Problem:
Omit every picture, and retype the lines that run from the beginning of the data below through the line containing "plt.rcParams['font.family'] = ['Liberation", inclusive.

Dataset excerpts:
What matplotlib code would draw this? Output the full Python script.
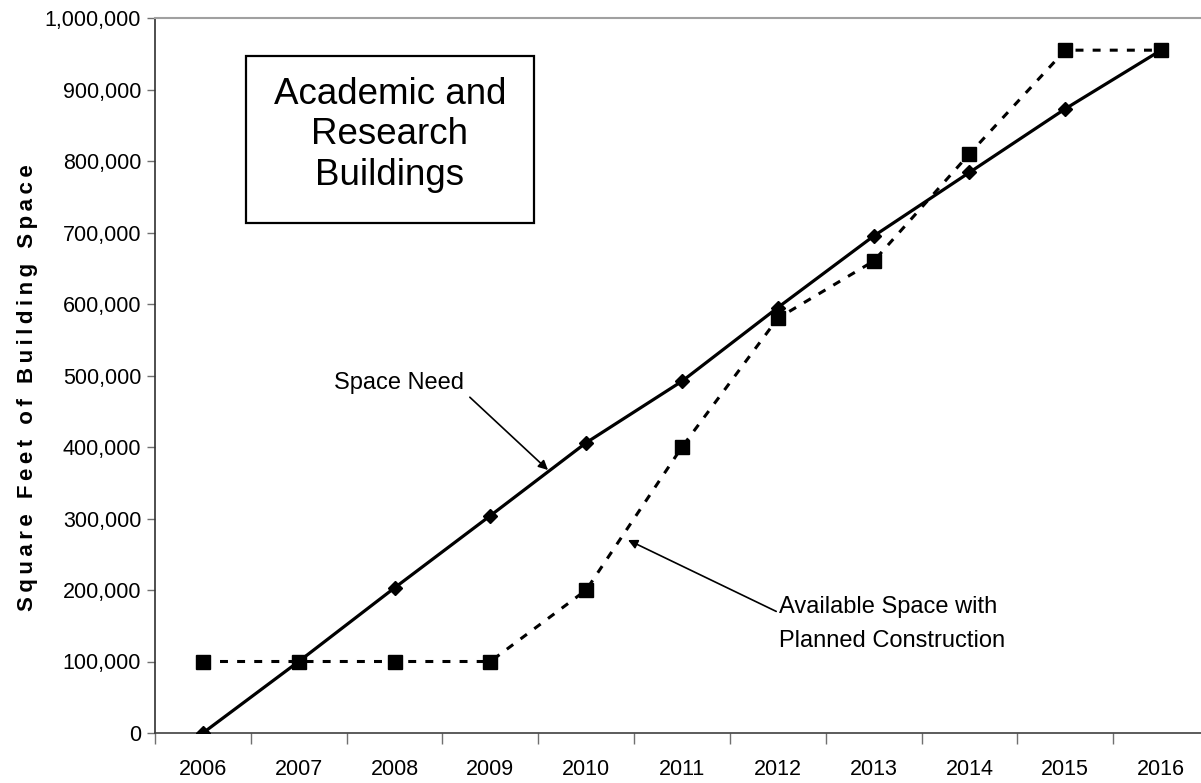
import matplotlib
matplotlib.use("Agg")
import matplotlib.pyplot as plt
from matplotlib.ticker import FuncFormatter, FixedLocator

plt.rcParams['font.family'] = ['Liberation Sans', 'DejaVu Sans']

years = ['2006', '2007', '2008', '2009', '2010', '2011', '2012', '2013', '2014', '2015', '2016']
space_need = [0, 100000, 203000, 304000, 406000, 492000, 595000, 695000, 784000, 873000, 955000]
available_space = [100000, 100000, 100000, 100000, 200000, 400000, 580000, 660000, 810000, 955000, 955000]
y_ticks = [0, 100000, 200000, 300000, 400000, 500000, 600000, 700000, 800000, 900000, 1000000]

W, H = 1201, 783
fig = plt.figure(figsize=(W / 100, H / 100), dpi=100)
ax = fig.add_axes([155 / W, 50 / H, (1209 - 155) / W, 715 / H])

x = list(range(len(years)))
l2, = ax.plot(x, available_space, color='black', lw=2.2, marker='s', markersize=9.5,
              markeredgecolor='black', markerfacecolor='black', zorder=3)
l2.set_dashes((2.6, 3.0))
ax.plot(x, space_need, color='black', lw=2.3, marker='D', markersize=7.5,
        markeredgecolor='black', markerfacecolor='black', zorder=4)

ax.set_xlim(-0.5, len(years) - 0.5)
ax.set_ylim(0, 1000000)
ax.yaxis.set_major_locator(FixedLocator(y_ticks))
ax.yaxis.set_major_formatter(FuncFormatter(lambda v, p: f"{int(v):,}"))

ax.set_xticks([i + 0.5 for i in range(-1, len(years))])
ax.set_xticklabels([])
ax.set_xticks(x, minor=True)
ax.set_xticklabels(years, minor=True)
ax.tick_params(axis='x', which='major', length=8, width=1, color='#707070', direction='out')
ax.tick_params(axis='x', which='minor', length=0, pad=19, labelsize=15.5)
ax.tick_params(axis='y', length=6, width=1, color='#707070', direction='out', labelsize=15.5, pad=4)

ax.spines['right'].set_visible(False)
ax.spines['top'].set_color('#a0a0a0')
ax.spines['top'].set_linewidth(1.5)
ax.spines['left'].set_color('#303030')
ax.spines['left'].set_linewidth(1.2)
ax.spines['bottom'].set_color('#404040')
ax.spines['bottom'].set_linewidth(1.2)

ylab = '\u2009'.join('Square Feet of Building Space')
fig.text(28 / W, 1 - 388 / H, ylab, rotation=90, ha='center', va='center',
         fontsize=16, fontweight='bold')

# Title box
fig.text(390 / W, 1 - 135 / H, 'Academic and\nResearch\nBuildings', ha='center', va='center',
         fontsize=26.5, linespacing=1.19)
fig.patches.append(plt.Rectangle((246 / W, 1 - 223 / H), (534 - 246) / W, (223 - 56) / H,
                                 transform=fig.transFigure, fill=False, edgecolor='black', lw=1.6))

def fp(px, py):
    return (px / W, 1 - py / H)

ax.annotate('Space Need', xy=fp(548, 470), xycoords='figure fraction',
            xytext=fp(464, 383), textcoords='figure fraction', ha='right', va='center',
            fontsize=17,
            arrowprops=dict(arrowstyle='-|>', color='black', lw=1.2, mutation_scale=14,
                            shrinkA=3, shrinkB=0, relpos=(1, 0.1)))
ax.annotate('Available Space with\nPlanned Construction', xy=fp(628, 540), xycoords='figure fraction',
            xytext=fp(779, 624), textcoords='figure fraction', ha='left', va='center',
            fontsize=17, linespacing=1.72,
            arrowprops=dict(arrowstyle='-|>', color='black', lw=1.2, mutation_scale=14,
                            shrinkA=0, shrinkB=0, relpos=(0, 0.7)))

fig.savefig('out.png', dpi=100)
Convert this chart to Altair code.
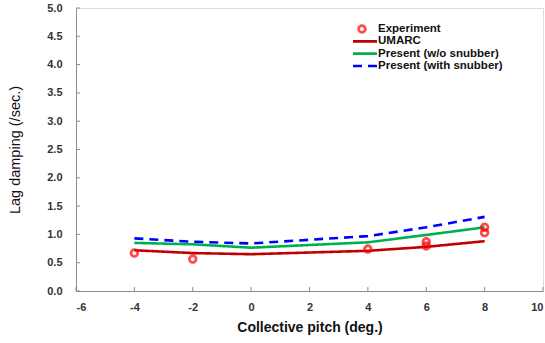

Task output:
What matplotlib code would draw this? Output the full Python script.
import matplotlib
matplotlib.use("Agg")
import matplotlib.pyplot as plt
from matplotlib.ticker import FuncFormatter, FixedLocator

plt.rcParams['font.family'] = ['Liberation Sans', 'DejaVu Sans']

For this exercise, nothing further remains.